THE ugly spectre of war criminals in our community is creeping
its way back onto the national agenda. A few days ago, Dragan
Vasiljkovic (aka ''Captain Dragan'', when he was the leader
of the Red Beret paramilitary unit favoured by former Serbian
president Slobodan Milosevic - or ''Daniel Snedden'', when
he was a golf instructor living in Western Australia) walked
free from a Sydney jail. Vasiljkovic had been in custody
pending the outcome of an extradition request from Croatia
to try him for war crimes allegedly committed in Croatia
in 1991 and 1992. The Federal Court upheld his application
resisting extradition, convinced that he would not receive
a fair trial if deported.
I sat opposite Vasiljkovic in a courtroom in The Hague when
he testified for the prosecution against Slobodan Milosevic.

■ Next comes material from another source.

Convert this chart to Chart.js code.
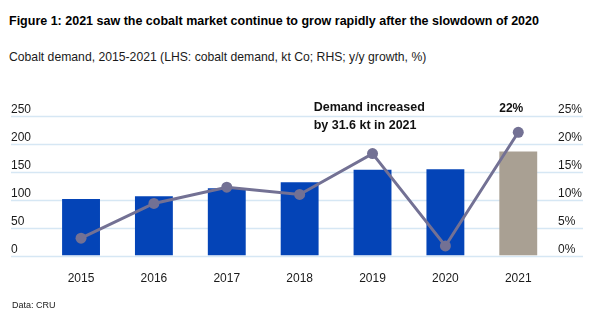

Over several days of testimony, he changed his story, wriggling
out of pinning any links between paramilitary organisations
and Milosevic, not to mention avoiding contempt of court
charges and an indictment from the International Criminal
Tribunal for the former Yugoslavia for any involvement he
might have had in war crimes. It seems Vasiljkovic has once
again slipped the net of justice, although he did serve three
years on remand fighting the outcome of the extradition request.

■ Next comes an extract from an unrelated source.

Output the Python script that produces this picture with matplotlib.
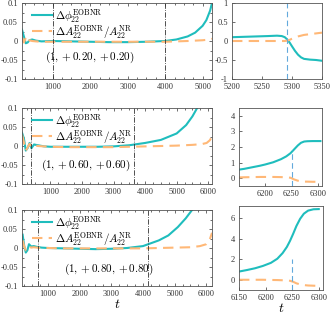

Meantime, over in Western Australia, Charles Zentai has
become the latest alleged war criminal to contest an extradition
request - this time from Hungary. The Hungarian authorities
want the 87-year-old to face an allegation of torturing and
murdering a Jewish teenager in Budapest in 1944. That matter
awaits the outcome of a full Federal Court hearing concluded
last week.
Less than two decades ago, Australia endeavoured to weed
out and prosecute war criminals who had sought refuge here
after WWII. Three elderly Ukrainian men were indicted for
the killing of hundreds of Jews, including children. All
prosecutions were dismissed or abandoned for a range of reasons
typical of trials conducted for offences that were committed
decades earlier: evidence is lost, memories fade, witnesses
die, are too traumatised to testify or are unable to be located,
offenders become old and frail, and all aspects of the reliability
of evidence subjected to a criminal standard become attenuated.

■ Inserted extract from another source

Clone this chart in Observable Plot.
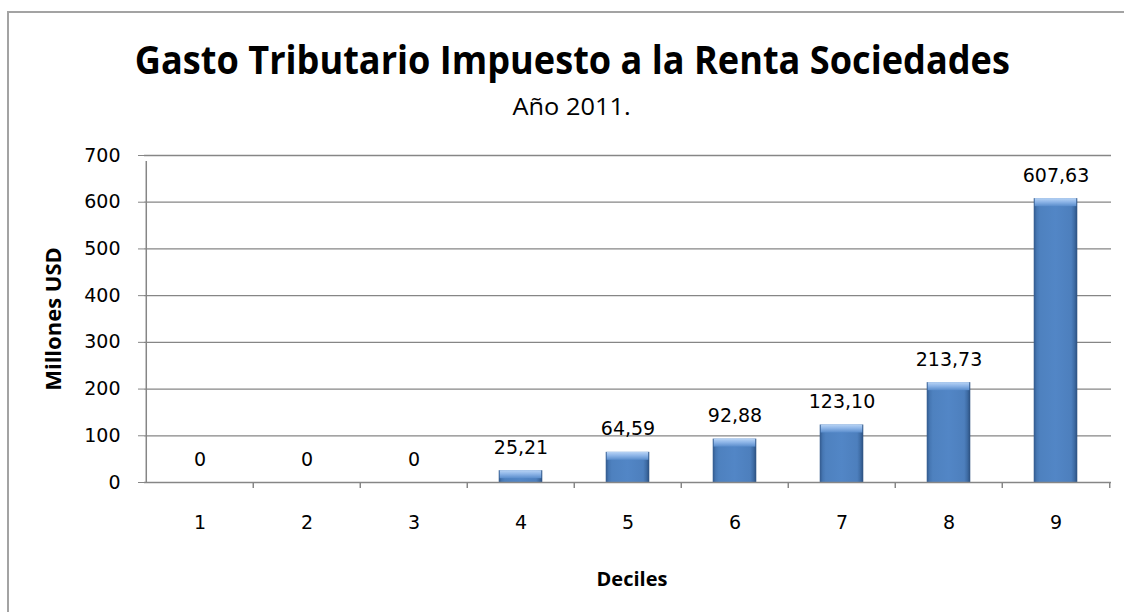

In war crimes cases, this is accentuated by distance and
cross-jurisdictional issues.
There is, however, a disturbing refrain in the story of
Australia's involvement in war crimes prosecutions. The fact
is that, since trials after WWII of more than 800 Japanese
defendants by Australian military tribunals, we have not
had a great record of either prosecuting or extraditing war
criminals. And there is a sense of dread, following the efforts
at prosecution in the late 1980s and early 1990s, at the
idea of fronting up to the presence of war criminals in our
community, let alone identifying them and working out what
to do with them.
Zentai and Vasiljkovic are but two of what may be thousands
of potential war criminals taking refuge in Australia. The
Lowy Institute recently released a report suggesting that
a broad range of potential war crimes suspects from several
war-affected countries live here and that little is being
done by the Commonwealth Government to investigate these
cases. The Government's hesitancy is no doubt motivated,
at least in part, by the sheer investigative and legal complexity
(not to mention cost) in finding and prosecuting war criminals.
The extradition applications of Zentai and Vasiljkovic are
recent reminders of this.
Australia has, however, ratified the Rome Statute of the
International Criminal Court, indicating its commitment to
the trial of war criminals and its dedication to ending impunity
for crimes of mass atrocity. We have implemented the statute
into domestic legislation and subscribed to the court's jurisdictional
structure, which states that we have primary jurisdiction
over war criminals found in our territory and that, as a
first and preferred option, we should prosecute them. If
we are unable or unwilling to prosecute them, we should transfer
them to the court.
The alleged crimes of neither Zentai nor Vasiljkovic qualify
for prosecution by the International Criminal Court (these
crimes were committed before the court's jurisdiction commenced),
but that does not prevent Australia fulfilling its obligations
under international law. There is a principle, sometimes
referred to loosely as universal jurisdiction, which suggests
that for crimes such as these, any state on whose territory
such an accused resides should either prosecute or extradite.
If we cannot extradite, because we cannot be satisfied that
an alleged war criminal will receive a fair trial in another
country, then we must prosecute them ourselves. The principle
is based on a moral imperative: people who commit crimes
that offend humanity must be brought to justice and we, like
all nations, have a responsibility to honour this simple
but profound statement of humanity.
Australia should confront the unpleasant truth about war
criminals in our community and move to investigate and prosecute
them with dispassion. They must be given a fair and proper
trial, and every opportunity to defend their claimed innocence,
but they must be tried. The victims of these crimes, some
of them refugees in our own country, deserve no less.
Dr Gideon Boas is a senior lecturer in the Monash Law School.
He was, until October 2006, a senior legal officer at the
International Criminal Tribunal for the former Yugoslavia.